Evaluate y' at (2,1) [Implicit differentiation]
5xy-3x-4=0
I got 3/10 and 2/10 but both were wrong.
What do you mean by "both" ?
(2,1) is the single point where x=2 and y=1.
Using implicit differentiation to get dy/dx, consider y to be a function of x and differentiate both sides. This results in
5x dy/dx + 5y -4 = 0
When x=2 and y=1,
10 dy/dx + 5 -4 = 0
dy/dx = -1/10
By both, I mean I got my answer to be 3/10 and 2/10 but they weren't correct.
I tried -1/10 and it was wrong.
The answer is -2/10.
5x dy/dx + 5y -4 = 0
There was a typo. the -4 should read -3.
You will get -2/10 or -1/5.
To find the value of y' (the derivative of y with respect to x) at a specific point (2,1) using implicit differentiation, follow these steps:
1. Start by differentiating both sides of the equation with respect to x.
The equation is: 5xy - 3x - 4 = 0
Differentiating both sides: d/dx(5xy - 3x - 4) = d/dx(0)
2. Apply the product rule when differentiating the term 5xy:
d/dx(5xy) - d/dx(3x) - d/dx(4) = 0
3. Find the derivatives of each individual term:
For 5xy, the derivative with respect to x is: 5y + 5x(dy/dx)

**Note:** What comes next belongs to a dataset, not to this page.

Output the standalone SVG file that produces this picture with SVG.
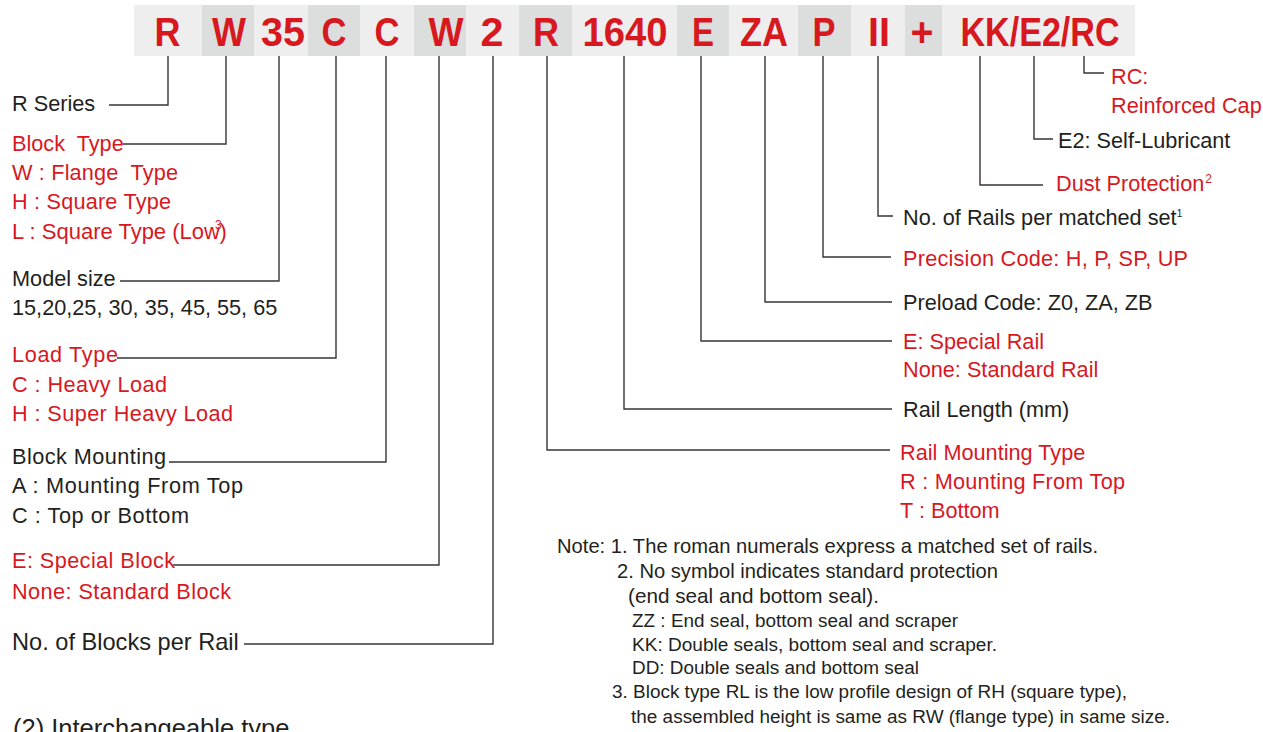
<svg xmlns="http://www.w3.org/2000/svg" width="1263" height="732" viewBox="0 0 1263 732">
<style>
text{font-family:"Liberation Sans",Arial,sans-serif;white-space:pre}
.l{font-size:21.7px}
.r{fill:#d7181f}
.k{fill:#231f20}
.code{font-size:40px;font-weight:bold;fill:#d7181f;text-anchor:middle}
.n1{font-size:21px;fill:#231f20}
.n2{font-size:17.5px;fill:#231f20}
.lt{fill:#eeeeee}
.dk{fill:#dcdddd}
.c{fill:none;stroke:#3a3433;stroke-width:1.4}
.sup{font-size:12px}
</style>
<rect width="1263" height="732" fill="#ffffff"/>
<g id="code-bar">
<rect class="lt" x="134" y="5" width="1001" height="51"/>
<rect class="dk" x="202" y="5" width="52" height="51"/>
<rect class="dk" x="308" y="5" width="52" height="51"/>
<rect class="dk" x="414" y="5" width="52" height="51"/>
<rect class="dk" x="519" y="5" width="53" height="51"/>
<rect class="dk" x="677" y="5" width="52" height="51"/>
<rect class="dk" x="798" y="5" width="53" height="51"/>
<rect class="dk" x="905" y="5" width="37" height="51"/>
<text class="code" x="167.5" y="46" textLength="26" lengthAdjust="spacingAndGlyphs">R</text>
<text class="code" x="229" y="46" textLength="34" lengthAdjust="spacingAndGlyphs">W</text>
<text class="code" x="283" y="46" textLength="44" lengthAdjust="spacingAndGlyphs">35</text>
<text class="code" x="334" y="46" textLength="25" lengthAdjust="spacingAndGlyphs">C</text>
<text class="code" x="387" y="46" textLength="25" lengthAdjust="spacingAndGlyphs">C</text>
<text class="code" x="446" y="46" textLength="35" lengthAdjust="spacingAndGlyphs">W</text>
<text class="code" x="492" y="46" textLength="23" lengthAdjust="spacingAndGlyphs">2</text>
<text class="code" x="546" y="46" textLength="26" lengthAdjust="spacingAndGlyphs">R</text>
<text class="code" x="625" y="46" textLength="85" lengthAdjust="spacingAndGlyphs">1640</text>
<text class="code" x="703" y="46" textLength="22" lengthAdjust="spacingAndGlyphs">E</text>
<text class="code" x="764" y="46" textLength="48" lengthAdjust="spacingAndGlyphs">ZA</text>
<text class="code" x="824" y="46" textLength="23" lengthAdjust="spacingAndGlyphs">P</text>
<text class="code" x="879" y="46" textLength="22" lengthAdjust="spacingAndGlyphs">II</text>
<text class="code" x="922" y="46" textLength="23" lengthAdjust="spacingAndGlyphs">+</text>
<text class="code" x="1040" y="46" textLength="159" lengthAdjust="spacingAndGlyphs">KK/E2/RC</text>
</g>
<g id="connectors">
<path class="c" d="M168 56V105H109"/>
<path class="c" d="M226 56V144H123"/>
<path class="c" d="M279 56V281H120"/>
<path class="c" d="M336 56V358H117"/>
<path class="c" d="M386 56V462H169"/>
<path class="c" d="M439 56V565H173"/>
<path class="c" d="M493 56V644H244"/>
<path class="c" d="M547 56V450H890"/>
<path class="c" d="M624 56V409H892"/>
<path class="c" d="M701 56V341H892"/>
<path class="c" d="M765 56V302H892"/>
<path class="c" d="M823 56V257H891"/>
<path class="c" d="M878 56V216H893"/>
<path class="c" d="M980 56V185H1043"/>
<path class="c" d="M1034 56V139H1053"/>
<path class="c" d="M1084 56V73H1104"/>
</g>
<g id="r-series"><text class="l k" x="12" y="111">R Series</text></g>
<g id="block-type">
<text class="l r" x="12" y="151">Block  Type</text>
<text class="l r" x="12" y="180" textLength="166" lengthAdjust="spacing">W : Flange  Type</text>
<text class="l r" x="12" y="209" textLength="159" lengthAdjust="spacing">H : Square Type</text>
<text class="l r" x="12" y="239" style="font-size:22px">L : Square Type (Low<tspan class="sup" dx="-5" dy="-10">3</tspan><tspan dx="-2" dy="10">)</tspan></text>
</g>
<g id="model-size">
<text class="l k" x="12" y="286">Model size</text>
<text class="l k" x="12" y="315">15,20,25, 30, 35, 45, 55, 65</text>
</g>
<g id="load-type">
<text class="l r" x="12" y="362" textLength="106" lengthAdjust="spacing">Load Type</text>
<text class="l r" x="12" y="392" textLength="155" lengthAdjust="spacing">C : Heavy Load</text>
<text class="l r" x="12" y="421" textLength="221" lengthAdjust="spacing">H : Super Heavy Load</text>
</g>
<g id="block-mounting">
<text class="l k" x="12" y="464" textLength="154" lengthAdjust="spacing">Block Mounting</text>
<text class="l k" x="12" y="493" textLength="231" lengthAdjust="spacing">A : Mounting From Top</text>
<text class="l k" x="12" y="523" textLength="177" lengthAdjust="spacing">C : Top or Bottom</text>
</g>
<g id="special-block">
<text class="l r" x="12" y="568" textLength="163" lengthAdjust="spacing">E: Special Block</text>
<text class="l r" x="12" y="599" textLength="219" lengthAdjust="spacing">None: Standard Block</text>
</g>
<g id="blocks-per-rail"><text class="k" style="font-size:23.6px" x="12" y="650">No. of Blocks per Rail</text></g>
<g id="rc">
<text class="l r" x="1111" y="84">RC:</text>
<text class="l r" x="1111" y="113">Reinforced Cap</text>
</g>
<g id="e2"><text class="l k" x="1058" y="148">E2: Self-Lubricant</text></g>
<g id="dust"><text class="l r" x="1056" y="191">Dust Protection<tspan class="sup" dx="1" dy="-8">2</tspan></text></g>
<g id="rails-per-set"><text class="l k" x="903" y="225">No. of Rails per matched set<tspan style="font-size:10px" dx="0" dy="-8">1</tspan></text></g>
<g id="precision"><text class="l r" x="903" y="266" textLength="285" lengthAdjust="spacing">Precision Code: H, P, SP, UP</text></g>
<g id="preload"><text class="l k" x="903" y="310">Preload Code: Z0, ZA, ZB</text></g>
<g id="special-rail">
<text class="l r" x="903" y="349">E: Special Rail</text>
<text class="l r" x="903" y="377">None: Standard Rail</text>
</g>
<g id="rail-length"><text class="l k" x="903" y="417">Rail Length (mm)</text></g>
<g id="rail-mounting">
<text class="l r" x="900" y="460">Rail Mounting Type</text>
<text class="l r" x="900" y="489" textLength="225" lengthAdjust="spacing">R : Mounting From Top</text>
<text class="l r" x="900" y="518">T : Bottom</text>
</g>
<g id="notes">
<text class="n1" x="557" y="553" textLength="541" lengthAdjust="spacingAndGlyphs">Note: 1. The roman numerals express a matched set of rails.</text>
<text class="n1" x="617" y="578" textLength="381" lengthAdjust="spacingAndGlyphs">2. No symbol indicates standard protection</text>
<text class="n1" x="628" y="603" textLength="251" lengthAdjust="spacingAndGlyphs">(end seal and bottom seal).</text>
<text class="n2" x="632" y="627" textLength="326" lengthAdjust="spacingAndGlyphs">ZZ : End seal, bottom seal and scraper</text>
<text class="n2" x="632" y="651" textLength="365" lengthAdjust="spacingAndGlyphs">KK: Double seals, bottom seal and scraper.</text>
<text class="n2" x="632" y="674" textLength="287" lengthAdjust="spacingAndGlyphs">DD: Double seals and bottom seal</text>
<text class="n2" x="612" y="698" textLength="515" lengthAdjust="spacingAndGlyphs">3. Block type RL is the low profile design of RH (square type),</text>
<text class="n2" x="631" y="723" textLength="539" lengthAdjust="spacingAndGlyphs">the assembled height is same as RW (flange type) in same size.</text>
</g>
<g id="interchangeable"><text class="k" style="font-size:25.5px" x="13" y="737">(2) Interchangeable type</text></g>
</svg>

For -3x, the derivative with respect to x is: -3
For 4 (a constant), the derivative with respect to x is: 0
4. Substitute the values back into the differentiated equation:
5y + 5x(dy/dx) - 3 - 0 = 0
5. Rearrange the equation and solve for dy/dx:
5x(dy/dx) + 5y = 3
5x(dy/dx) = 3 - 5y
dy/dx = (3 - 5y) / 5x
6. Plug in the point (2,1) to find the value of y' at that specific point:
dy/dx = (3 - 5(1)) / (5(2))
dy/dx = (3 - 5) / 10
dy/dx = -2/10
dy/dx = -1/5
Therefore, the value of y' at the point (2,1) is -1/5.